2) Commencement of Sterilization Cycle
The inlet ‘Trash Valve’ will close diverting any further waste effluent to one of the remaining two tanks in the system (commencement of a sterilization cycle in one tank automatically sets the next tank in sequence to Receiving Mode). When the inlet trash valve is fully closed, the valve on the power flush water line will open for approximately 20 seconds. This allows a powerful flow of water to pass through the inlet ball valve, removing any solid particles that may be present. These particles could potentially damage the valve seals, which are essential in maintaining pressure. After the power flush of water the now clean inlet valve will close and the vessel will move into Heating Mode.

3) Heating
To ensure a uniform temperature rise across the system, the recirculation pump will start, providing agitation to the vessel contents. This not only ensures that no ‘cold spots’ are present, but also prevents solids build up on the bottom surface of the vessel.
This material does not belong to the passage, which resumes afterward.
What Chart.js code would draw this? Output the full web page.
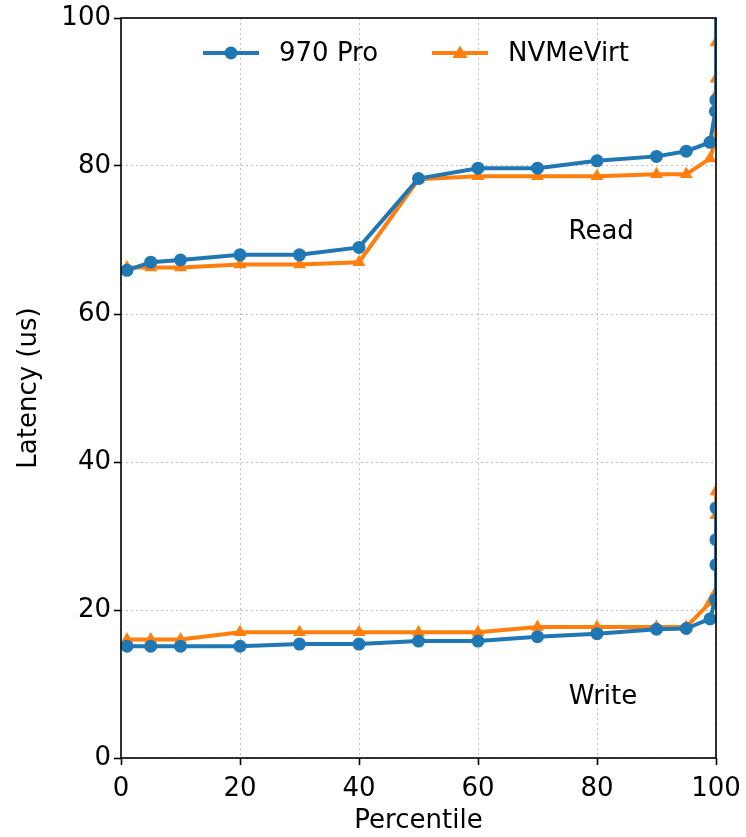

Furthermore, as the liquid from the recirculation loop re-enters the vessels it passes through a static jet pump, which applies a venturi effect to further amplify agitation. The steam valve will open allowing flow of steam through the vessel jacket or heating coils, which will heat the vessel contents. The vessel will continue to heat and recirculate until a temperature of 270˚F (132°C) is reached, at which point the system will proceed into Sterilizing Mode.

4) Sterilizing
During this phase the vessel contents will be held at (or slightly above) 270˚F (132°C) for a period of one hour. These parameters are specifically selected by WR2 to guarantee complete sterilization of the entire vessel contents in all circumstances. The temperature and pressure are measured by redundant sensors both inside the vessel and in the recirculation loop. Throughout the sterilization phase, the recirculation pump continues to provide agitation to the system for uniform mixing.

5) Cooling
After sterilization conditions have been achieved, then (and only then) the system will automatically proceed into Cooling Mode. WR2 EDS typically cool in one of two ways depending on each individual facility and its corresponding waste effluent stream. Where there is not a relatively large amount of particulate solids, the effluent can be passed through a shell and tube heat exchanger. In other circumstances the sterile effluent is cooled by passing cold water through the vessel jacket or heating coils. When the internal vessel pressure has dropped to zero and the vessel contents have reached an acceptable temperature to go to the local sewer, the tank system will go into Draining Mode.

6) Draining
When the sterile effluent has cooled to the desired temperature, it is then pumped to the drain. When the pump loses suction (ie. the vessel is empty) it automatically shuts down and the vessel will go into Stand by Mode. It will remain in Stand by Mode until the other processing vessels in the system have completed a cycle, at which point the Trash and Inlet ball valves will again open and the tank will proceed back into Receiving Mode. If routine or emergency maintenance is required on the vessel or the solids collection basket is required to be emptied, then while in Stand by Mode the vessel can be manually entered into Service Mode. It is now safe to carry out maintenance procedures and open the man-way if necessary.